The preferred reading of the artifact is one of pleasure to the audience. The claim or ideology that Robert Frost is making is one of delight..........................Have some delight in the beauty that is around you in nature, "Oh, give us pleasure in the flowers today." It asks the audience to believe and to understand that there is beauty in the world that we are forgetting to remember when he states, "and give us not to think so far away." It gives the audience some ideas about what beauty that might be when he states, "Oh, gives us pleasure in the orchard white." The author commends us to be "happing in the darting bird." He is asking us to see that it is good to take time and notice nature in this way. He is trying to tell us that we create a love within us by doing this by stating, "For this is love and nothing else is love." Then he ties it all back into God and His love, "The which it is reversed for God above."
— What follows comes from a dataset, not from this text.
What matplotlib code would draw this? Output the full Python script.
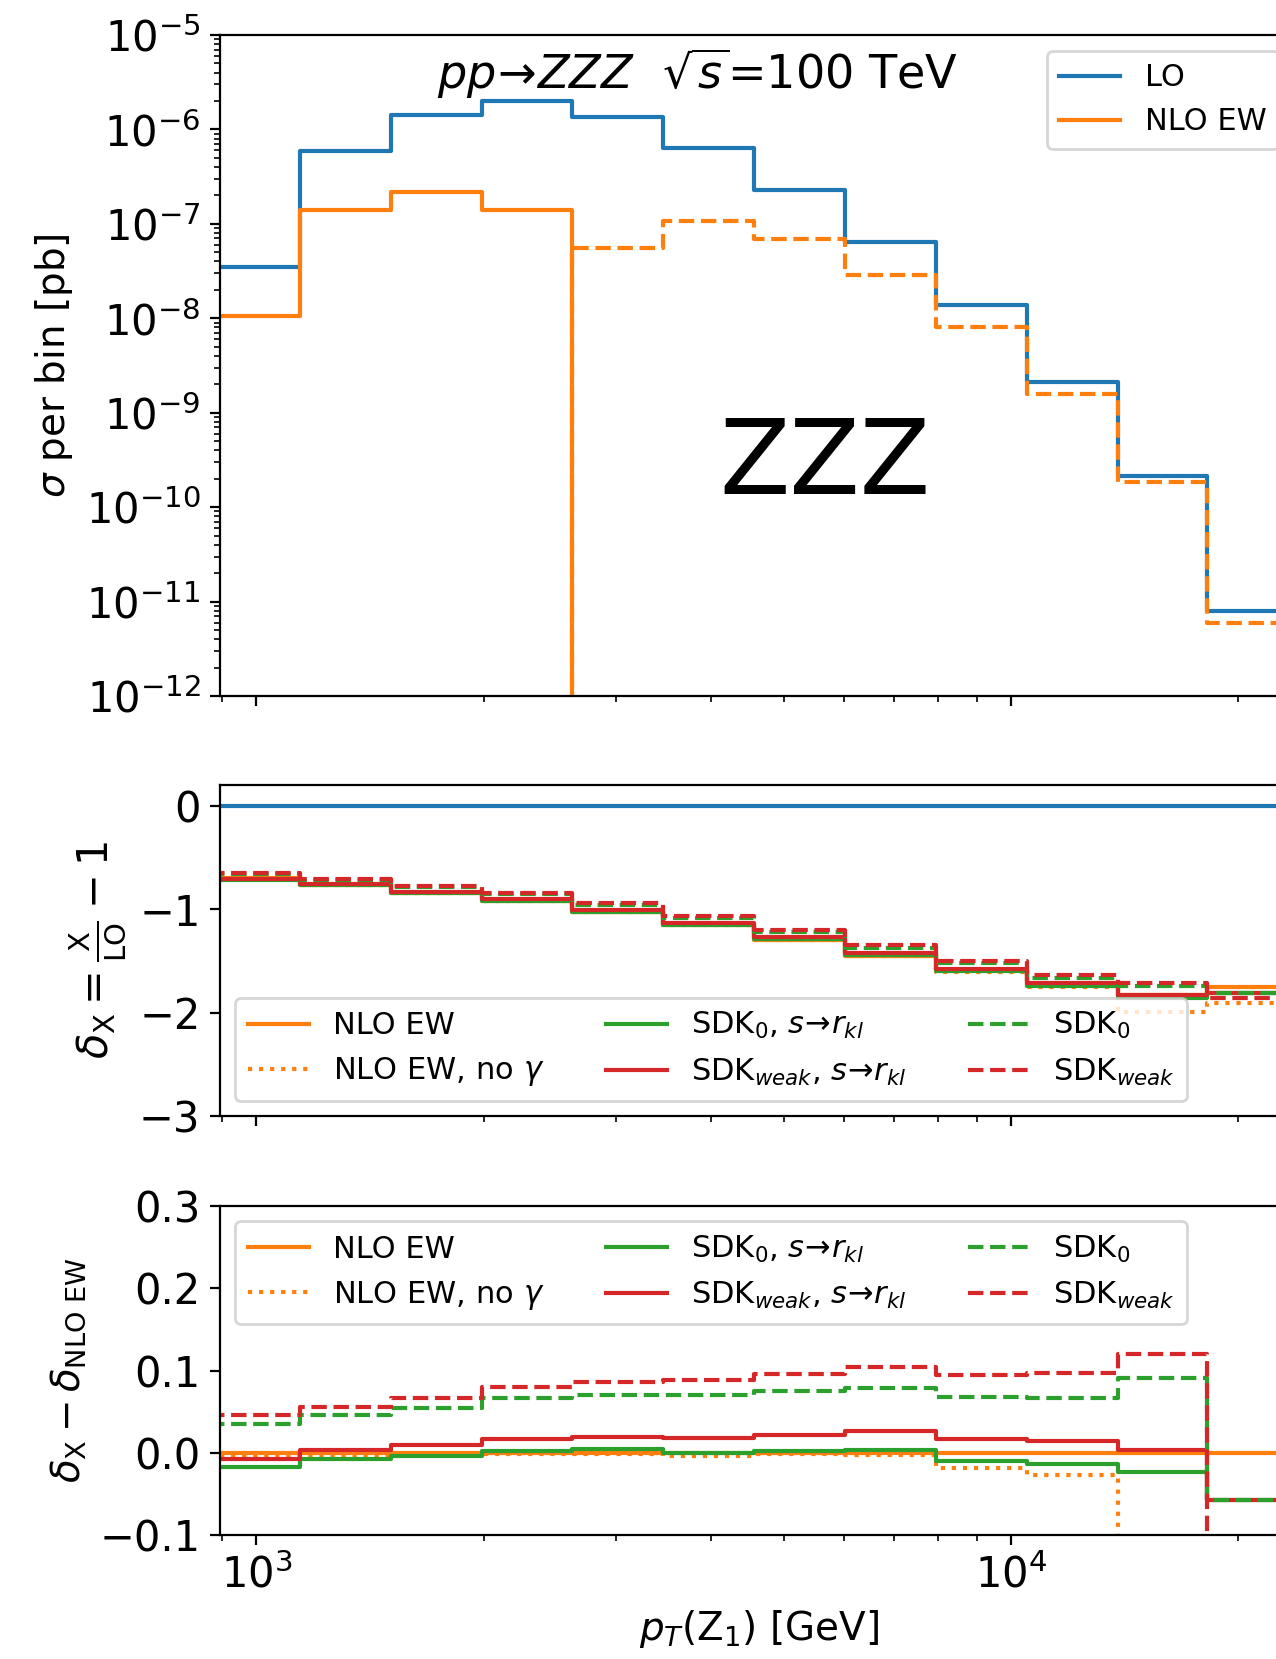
import numpy as np
import matplotlib
matplotlib.use("Agg")
import matplotlib.pyplot as plt

plt.rcParams['font.size'] = 14
plt.rcParams['xtick.labelsize'] = 15
plt.rcParams['ytick.labelsize'] = 15
plt.rcParams['mathtext.fontset'] = 'dejavusans'

# bin edges in pT(Z1) [GeV]
edges = [866, 1142, 1508, 1990, 2622, 3460, 4568, 6026, 7955, 10500, 13860, 18180, 23990]

# sigma per bin [pb]
lo = [3.5e-8, 5.9e-7, 1.43e-6, 1.98e-6, 1.37e-6, 6.4e-7, 2.27e-7, 6.35e-8,
      1.39e-8, 2.14e-9, 2.15e-10, 7.9e-12]
nlo = [1.06e-8, 1.39e-7, 2.2e-7, 1.39e-7, -5.5e-8, -1.06e-7, -6.9e-8, -2.88e-8,
       -8.1e-9, -1.58e-9, -1.83e-10, -6.0e-12]

# delta_NLO EW = NLO/LO - 1
delta_nlo = [-0.698, -0.763, -0.840, -0.921, -1.028, -1.153, -1.295, -1.450,
             -1.593, -1.730, -1.835, -1.753]

# delta_X - delta_NLO EW
diff_nogam = [-0.003, -0.003, -0.002, -0.001, -0.001, -0.004, -0.001, -0.003,
              -0.019, -0.027, -0.155, -0.152]
diff_sdk0_rkl = [-0.017, -0.008, -0.004, 0.002, 0.004, 0.000, 0.002, 0.003,
                 -0.010, -0.014, -0.023, -0.057]
diff_sdkw_rkl = [-0.008, 0.003, 0.009, 0.017, 0.019, 0.018, 0.022, 0.027,
                 0.017, 0.014, 0.003, -0.057]
diff_sdk0 = [0.035, 0.046, 0.054, 0.066, 0.070, 0.070, 0.075, 0.079,
             0.068, 0.067, 0.091, -0.057]
diff_sdkw = [0.046, 0.056, 0.066, 0.080, 0.086, 0.088, 0.096, 0.104,
             0.095, 0.097, 0.120, -0.104]


def stp(ax, vals, **kw):
    v = np.asarray(vals, dtype=float)
    return ax.step(edges, np.append(v, v[-1]), where='post', lw=1.5, **kw)


W, H = 1276, 1659
fig = plt.figure(figsize=(W / 200, H / 200), dpi=200)
left = 220 / W
width = 1078 / W
ax1 = fig.add_axes([left, 1 - 696 / H, width, 661 / H])
ax2 = fig.add_axes([left, 1 - 1116 / H, width, 331 / H], sharex=ax1)
ax3 = fig.add_axes([left, 1 - 1535 / H, width, 329 / H], sharex=ax1)

# top panel
stp(ax1, lo, color='tab:blue', label='LO')
stp(ax1, nlo, color='tab:orange', label='NLO EW')
stp(ax1, -np.asarray(nlo), color='tab:orange', ls='--')
ax1.set_xscale('log')
ax1.set_yscale('log')
ax1.set_xlim(895, 23990)
ax1.set_ylim(1e-12, 1e-5)
ax1.set_ylabel(r'$\sigma$ per bin [pb]')
ax1.text((698 - 220) / 1078, (696 - 74) / 661,
         r'$pp\!\to\! ZZZ\ \ \sqrt{s}$=100 TeV', transform=ax1.transAxes,
         ha='center', va='center', fontsize=16.6)
ax1.text((825 - 220) / 1078, (696 - 466) / 661, 'ZZZ', transform=ax1.transAxes,
         ha='center', va='center', fontsize=37)
ax1.legend(loc='upper left', bbox_to_anchor=(1047 / W, 1 - 51 / H),
           bbox_transform=fig.transFigure, borderaxespad=0, fontsize=11)
ax1.tick_params(labelbottom=False)

labels = ['NLO EW', r'NLO EW, no $\gamma$', r'SDK$_0$, $s\!\to\! r_{kl}$',
          r'SDK$_{weak}$, $s\!\to\! r_{kl}$', r'SDK$_0$', r'SDK$_{weak}$']
styles = [('tab:orange', '-'), ('tab:orange', ':'), ('tab:green', '-'),
          ('tab:red', '-'), ('tab:green', '--'), ('tab:red', '--')]
diffs = [np.zeros(len(lo)), diff_nogam, diff_sdk0_rkl, diff_sdkw_rkl, diff_sdk0, diff_sdkw]

# middle panel
stp(ax2, np.zeros(len(lo)), color='tab:blue')
for d, (c, ls), lab in zip(diffs, styles, labels):
    stp(ax2, np.asarray(delta_nlo) + np.asarray(d), color=c, ls=ls, label=lab)
ax2.set_ylim(-3, 0.2)
ax2.set_yticks([0, -1, -2, -3])
ax2.set_ylabel(r'$\delta_{\rm X} = \frac{\rm X}{\rm LO} - 1$', fontsize=15)
ax2.legend(loc='lower left', ncol=3, fontsize=11)
ax2.tick_params(labelbottom=False)

# bottom panel
for d, (c, ls), lab in zip(diffs, styles, labels):
    stp(ax3, d, color=c, ls=ls, label=lab)
ax3.set_ylim(-0.1, 0.3)
ax3.set_yticks([-0.1, 0.0, 0.1, 0.2, 0.3])
ax3.set_ylabel(r'$\delta_{\rm X} - \delta_{\rm NLO\ EW}$')
ax3.set_xlabel(r'$p_T$(Z$_1$) [GeV]')
ax3.legend(loc='upper left', ncol=3, fontsize=11)

fig.savefig('out.png', dpi=200)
The interpretation to me is very direct or deliberate, without a lot of hidden meaning. The undertone to the poem is....................don't let our beautiful world pass by you, but be enveloped by it and it is unacceptable to do anything but that. An American idiom that we have all heard and could be likened unto this would be, "Take time to smell the flowers."
Oh, give us pleasure in the flowers today;
And give us not to think so far away
As the uncertain harvest; keep us here
All simply in the springing of the year.
Oh, gives us pleasure in the orchard white,
Like nothing else by day, like ghosts by night;
And make us happy in the happy bees,
The swarm dilating round the perfect trees.
And make us happing in the darting bird
Tha suddenly above the bees is heard,
The meteor that thrusts in with needle bill,
And off a blossom in mid-air stands still.
For this is love and nothing else is love,
The which it is reversed for God above
To sanctify to what far ends He will,
But which it only needs that wee fulfill.